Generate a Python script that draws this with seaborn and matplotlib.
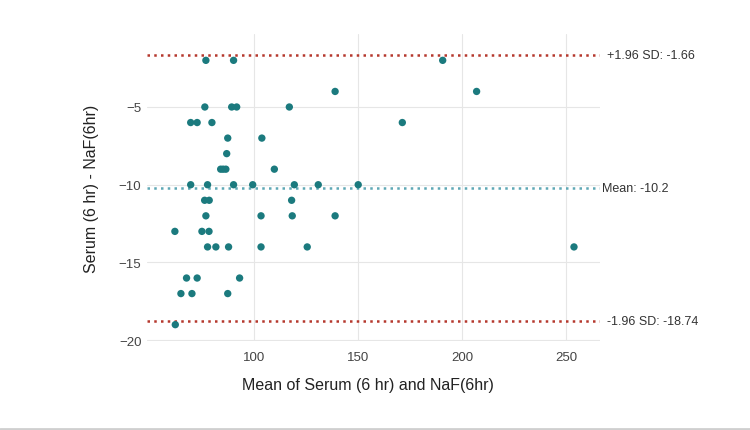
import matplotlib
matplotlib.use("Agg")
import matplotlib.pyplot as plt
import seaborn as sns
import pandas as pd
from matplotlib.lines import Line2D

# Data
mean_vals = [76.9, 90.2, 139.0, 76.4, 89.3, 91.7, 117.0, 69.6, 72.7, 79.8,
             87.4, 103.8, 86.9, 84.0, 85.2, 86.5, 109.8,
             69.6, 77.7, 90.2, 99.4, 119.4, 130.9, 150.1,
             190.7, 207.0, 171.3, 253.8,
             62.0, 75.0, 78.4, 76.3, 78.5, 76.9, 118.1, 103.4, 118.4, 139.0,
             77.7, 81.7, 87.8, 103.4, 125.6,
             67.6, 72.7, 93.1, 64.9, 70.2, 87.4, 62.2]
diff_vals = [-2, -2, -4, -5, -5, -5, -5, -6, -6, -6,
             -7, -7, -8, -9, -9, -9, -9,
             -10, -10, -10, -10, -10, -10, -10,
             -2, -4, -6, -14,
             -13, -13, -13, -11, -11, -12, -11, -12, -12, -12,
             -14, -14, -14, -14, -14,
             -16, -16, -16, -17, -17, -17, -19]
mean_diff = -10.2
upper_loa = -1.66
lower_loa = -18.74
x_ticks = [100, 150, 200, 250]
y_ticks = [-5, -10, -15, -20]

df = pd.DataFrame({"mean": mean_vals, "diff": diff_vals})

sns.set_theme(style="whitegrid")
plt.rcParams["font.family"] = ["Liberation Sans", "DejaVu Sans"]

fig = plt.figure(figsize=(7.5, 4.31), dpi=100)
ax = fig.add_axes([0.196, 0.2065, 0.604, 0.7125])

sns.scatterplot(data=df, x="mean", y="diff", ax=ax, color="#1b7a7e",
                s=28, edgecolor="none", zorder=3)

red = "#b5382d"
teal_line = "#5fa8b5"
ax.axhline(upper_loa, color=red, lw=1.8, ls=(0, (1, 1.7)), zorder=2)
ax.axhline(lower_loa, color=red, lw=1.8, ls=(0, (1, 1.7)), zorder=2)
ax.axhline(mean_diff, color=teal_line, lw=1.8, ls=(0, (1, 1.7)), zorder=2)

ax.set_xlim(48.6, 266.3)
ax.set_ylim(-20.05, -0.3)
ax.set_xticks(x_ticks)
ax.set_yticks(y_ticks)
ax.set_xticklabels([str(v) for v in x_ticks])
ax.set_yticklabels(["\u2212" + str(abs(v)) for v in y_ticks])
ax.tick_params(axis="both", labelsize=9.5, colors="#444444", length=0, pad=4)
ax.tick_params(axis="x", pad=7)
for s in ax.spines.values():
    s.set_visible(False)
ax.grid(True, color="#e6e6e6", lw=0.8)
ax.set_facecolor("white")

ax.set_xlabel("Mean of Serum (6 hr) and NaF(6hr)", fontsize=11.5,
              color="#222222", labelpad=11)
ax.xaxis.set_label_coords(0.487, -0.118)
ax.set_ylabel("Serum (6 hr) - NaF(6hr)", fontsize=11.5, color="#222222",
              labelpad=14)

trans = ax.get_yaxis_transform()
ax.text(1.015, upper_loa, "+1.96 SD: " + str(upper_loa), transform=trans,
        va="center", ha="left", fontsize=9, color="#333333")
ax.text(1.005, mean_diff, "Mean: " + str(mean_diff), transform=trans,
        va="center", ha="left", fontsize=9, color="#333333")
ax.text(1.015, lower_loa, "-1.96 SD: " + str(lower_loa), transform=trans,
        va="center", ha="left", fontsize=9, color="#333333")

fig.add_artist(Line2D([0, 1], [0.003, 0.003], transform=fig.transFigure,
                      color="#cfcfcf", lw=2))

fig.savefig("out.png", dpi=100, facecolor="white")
==*==
**SHORT PROBLEM:**
The lines from the top of the data above through the one holding "from matplotlib.lines import Line2D" are to be repeated exactly, and only those, with no pictures.

**SOLUTION BELOW:**
Generate a Python script that draws this with seaborn and matplotlib.
import matplotlib
matplotlib.use("Agg")
import matplotlib.pyplot as plt
import seaborn as sns
import pandas as pd
from matplotlib.lines import Line2D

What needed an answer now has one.